U.K. feared royal ire over finger food

by William Hollingworth

Kyodo

British officials in June 1976 feared they had embarrassed then Crown Prince Akihito and Princess Michiko by subjecting them to a rather unrefined medieval banquet during their trip to Britain, according to files released to Kyodo News under freedom of information laws.

In a review of the visit sent to the British Embassy in Tokyo from the Far Eastern Department in London, officials said that while the couple were impressed with the entertainment at Cardiff Castle in Wales, “they found it rather strange to have to eat with their fingers, with bibs round their necks, and to drink sweat mead while the compere made occasionally risky allusions.”

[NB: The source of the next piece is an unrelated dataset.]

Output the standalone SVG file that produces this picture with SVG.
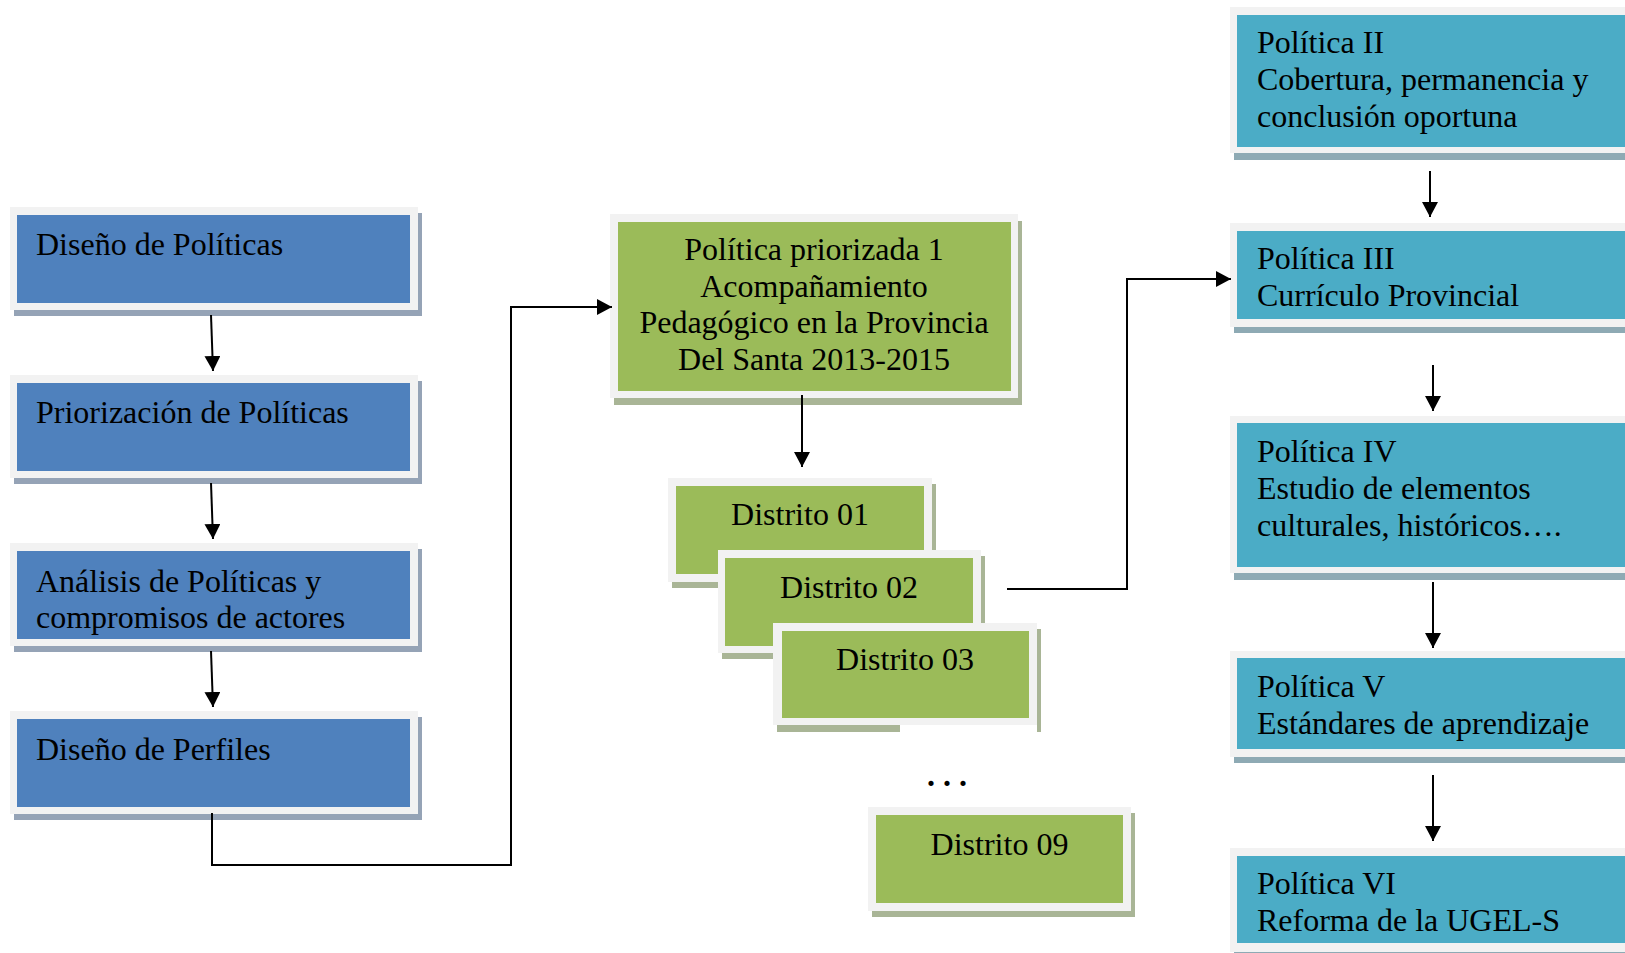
<svg xmlns="http://www.w3.org/2000/svg" width="1625" height="953" viewBox="0 0 1625 953">
<style>
text{font-family:"Liberation Serif","Times New Roman",serif;font-size:32px;fill:#000}
.mid{text-anchor:middle}
.dots{font-weight:bold}
.frame{fill:#f2f2f2}
.blue{fill:#4f81bd}
.green{fill:#9bbb59}
.teal{fill:#4bacc6}
.sb{fill:#95a3b6}
.sg{fill:#a9b596}
.st{fill:#8eaab4}
.conn{fill:none;stroke:#000;stroke-width:2}
</style>
<defs>
<marker id="ah" markerUnits="userSpaceOnUse" markerWidth="16" markerHeight="16" refX="15" refY="8" orient="auto" viewBox="0 0 16 16">
<path d="M0,0 L15,8 L0,16 z" fill="#000"/>
</marker>
</defs>
<rect width="1625" height="953" fill="#fff"/>

<g id="n-diseno-politicas">
<rect class="sb" x="14" y="213" width="408" height="103"/>
<rect class="frame" x="10" y="207" width="408" height="103"/>
<rect class="blue" x="17" y="215" width="393" height="88"/>
<text x="36" y="255">Diseño de Políticas</text>
</g>
<g id="n-priorizacion">
<rect class="sb" x="14" y="381" width="408" height="103"/>
<rect class="frame" x="10" y="375" width="408" height="103"/>
<rect class="blue" x="17" y="383" width="393" height="88"/>
<text x="36" y="423">Priorización de Políticas</text>
</g>
<g id="n-analisis">
<rect class="sb" x="14" y="549" width="408" height="103"/>
<rect class="frame" x="10" y="543" width="408" height="103"/>
<rect class="blue" x="17" y="551" width="393" height="88"/>
<text x="36" y="592">Análisis de Políticas y</text>
<text x="36" y="628">compromisos de actores</text>
</g>
<g id="n-perfiles">
<rect class="sb" x="14" y="717" width="408" height="103"/>
<rect class="frame" x="10" y="711" width="408" height="103"/>
<rect class="blue" x="17" y="719" width="393" height="88"/>
<text x="36" y="760">Diseño de Perfiles</text>
</g>

<g id="n-politica-priorizada">
<rect class="sg" x="614" y="221" width="408" height="184"/>
<rect class="frame" x="610" y="214" width="408" height="184"/>
<rect class="green" x="618" y="222" width="393" height="169"/>
<text class="mid" x="814" y="260">Política priorizada 1</text>
<text class="mid" x="814" y="297">Acompañamiento</text>
<text class="mid" x="814" y="333">Pedagógico en la Provincia</text>
<text class="mid" x="814" y="370">Del Santa 2013-2015</text>
</g>

<g id="n-distrito-01">
<rect class="sg" x="672" y="484" width="264" height="104"/>
<rect class="frame" x="668" y="478" width="264" height="104"/>
<rect class="green" x="676" y="486" width="248" height="88"/>
<text class="mid" x="800" y="525">Distrito 01</text>
</g>
<g id="n-distrito-02">
<rect class="sg" x="722" y="556" width="263" height="103"/>
<rect class="frame" x="718" y="550" width="263" height="103"/>
<rect class="green" x="725" y="558" width="248" height="88"/>
<text class="mid" x="849" y="598">Distrito 02</text>
</g>
<g id="n-distrito-03">
<rect class="sg" x="1037" y="629" width="4" height="103"/>
<rect class="sg" x="777" y="725" width="123" height="7"/>
<rect class="frame" x="773" y="623" width="264" height="102"/>
<rect class="green" x="782" y="631" width="247" height="87"/>
<text class="mid" x="905" y="670">Distrito 03</text>
</g>
<g id="n-dots">
<text class="dots" x="927" y="786">. . .</text>
</g>
<g id="n-distrito-09">
<rect class="sg" x="872" y="813" width="263" height="104"/>
<rect class="frame" x="868" y="807" width="263" height="104"/>
<rect class="green" x="876" y="815" width="247" height="88"/>
<text class="mid" x="999.5" y="855">Distrito 09</text>
</g>

<g id="n-politica-ii">
<rect class="st" x="1234" y="13" width="420" height="147"/>
<rect class="frame" x="1230" y="7" width="420" height="146"/>
<rect class="teal" x="1237" y="15" width="420" height="132"/>
<text x="1257" y="53">Política II</text>
<text x="1257" y="90">Cobertura, permanencia y</text>
<text x="1257" y="127">conclusión oportuna</text>
</g>
<g id="n-politica-iii">
<rect class="st" x="1234" y="229" width="420" height="104"/>
<rect class="frame" x="1230" y="223" width="420" height="104"/>
<rect class="teal" x="1237" y="231" width="420" height="88"/>
<text x="1257" y="269">Política III</text>
<text x="1257" y="306">Currículo Provincial</text>
</g>
<g id="n-politica-iv">
<rect class="st" x="1234" y="422" width="420" height="158"/>
<rect class="frame" x="1230" y="416" width="420" height="157"/>
<rect class="teal" x="1237" y="423" width="420" height="144"/>
<text x="1257" y="462">Política IV</text>
<text x="1257" y="499">Estudio de elementos</text>
<text x="1257" y="536">culturales, históricos….</text>
</g>
<g id="n-politica-v">
<rect class="st" x="1234" y="657" width="420" height="106"/>
<rect class="frame" x="1230" y="651" width="420" height="106"/>
<rect class="teal" x="1237" y="658" width="420" height="91"/>
<text x="1257" y="697">Política V</text>
<text x="1257" y="734">Estándares de aprendizaje</text>
</g>
<g id="n-politica-vi">
<rect class="st" x="1234" y="854" width="420" height="104"/>
<rect class="frame" x="1230" y="848" width="420" height="104"/>
<rect class="teal" x="1237" y="856" width="420" height="87"/>
<text x="1257" y="894">Política VI</text>
<text x="1257" y="931">Reforma de la UGEL-S</text>
</g>

<g id="connectors">
<path class="conn" d="M211,315 L213,371" marker-end="url(#ah)"/>
<path class="conn" d="M211,483 L213,539" marker-end="url(#ah)"/>
<path class="conn" d="M211,651 L213,707" marker-end="url(#ah)"/>
<path class="conn" d="M212,813 V865 H511 V307 H612" marker-end="url(#ah)"/>
<path class="conn" d="M802,395 V467" marker-end="url(#ah)"/>
<path class="conn" d="M1007,589 H1127 V279 H1231" marker-end="url(#ah)"/>
<path class="conn" d="M1430,171 V217" marker-end="url(#ah)"/>
<path class="conn" d="M1433,365 V411" marker-end="url(#ah)"/>
<path class="conn" d="M1433,582 V648" marker-end="url(#ah)"/>
<path class="conn" d="M1433,775 V841" marker-end="url(#ah)"/>
</g>
</svg>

The “friendly and informal” evening of folk dancing and singing was held in the cellars of the castle and was hosted by Foreign Office Minister and Deputy Leader of the House of Lords Lord Goronwy-Roberts.

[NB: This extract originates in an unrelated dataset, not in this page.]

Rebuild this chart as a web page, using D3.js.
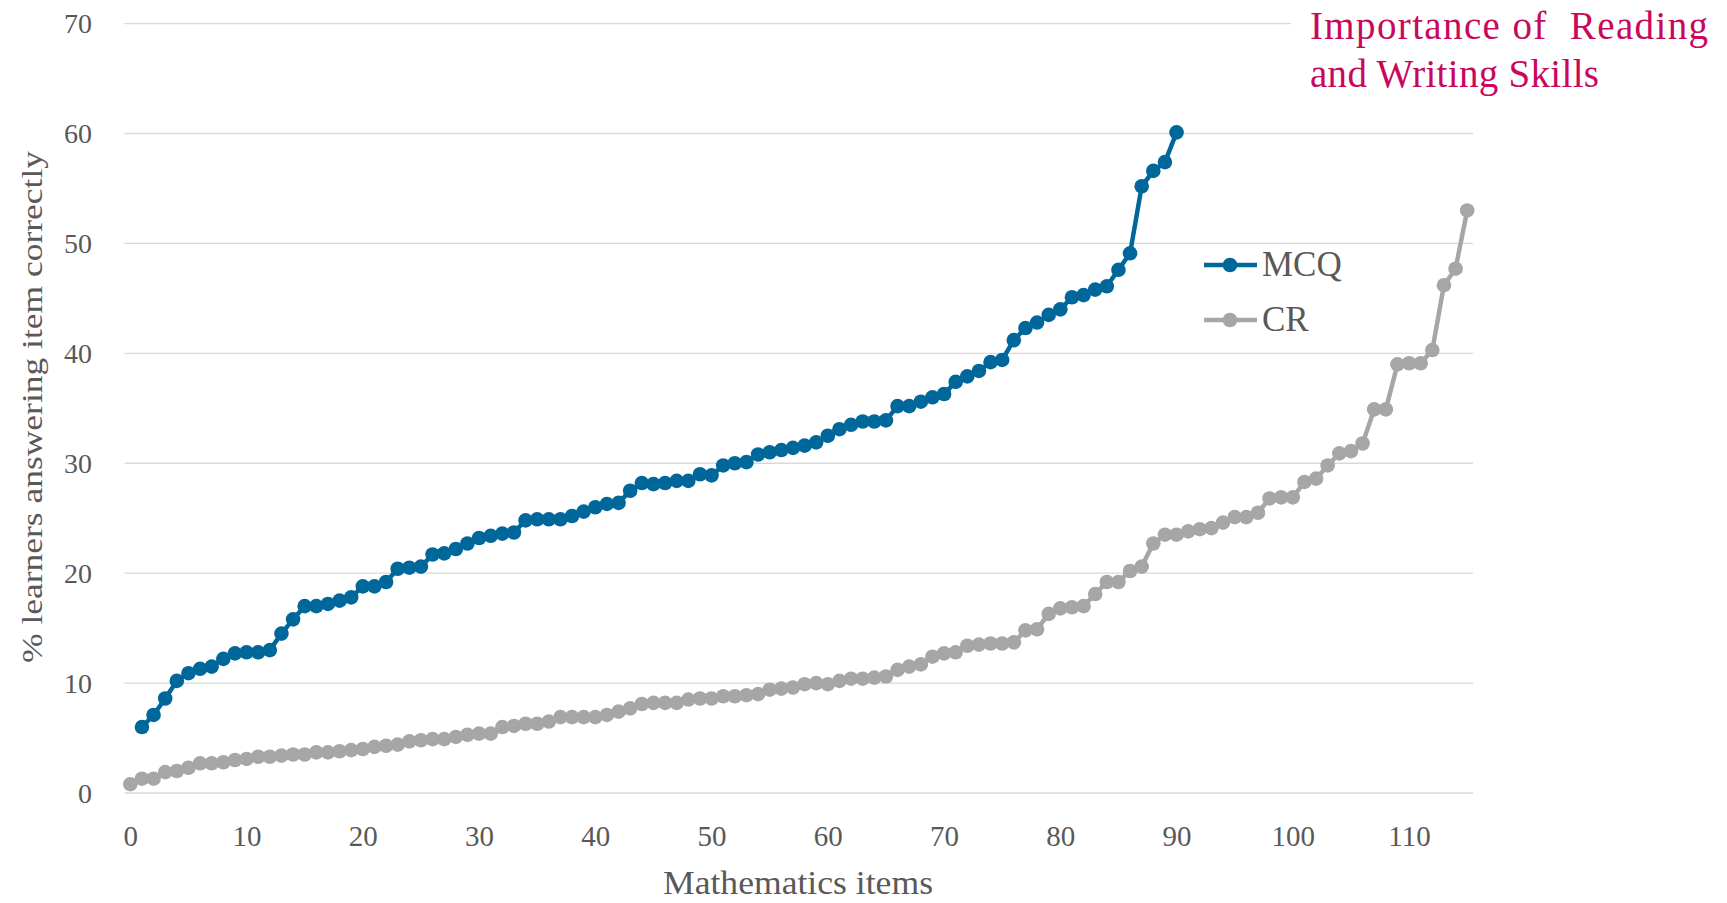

The Foreign Office dispatch was sent to the Welsh Office and resulted in the department’s chief bureaucrat deciding that this would be the last time a medieval banquet was laid on for important visitors.

An official from the Welsh Office told the Foreign Office that his boss had had reservations about the event in advance, believing it could be “rather too sensual for the Japanese.”

Foreign Office officials were surprised the rather light-hearted remark had caused such a stir, but were told not to say anything in case they exacerbated the already tense situation.

Despite the bureaucratic strife, the visit was deemed “a great success” by British officials.

The Crown Prince encountered none of the hostility that his father, the late Emperor Hirohito, received in 1971 when he visited Britain, the documents note.

However, the files suggest there had been some tension between the couple and the Imperial Household Agency in the planning stage, with the latter favoring a more serious and businesslike itinerary.

Imperial Household Agency officials feared that if the Crown Prince and Princess were seen to be enjoying themselves too much, there would be criticism in the Japanese media.

In its review, the Far Eastern Department wrote, “The crown prince and the crown princess have clearly made great progress in escaping from the stuffy atmosphere of the old Imperial household.”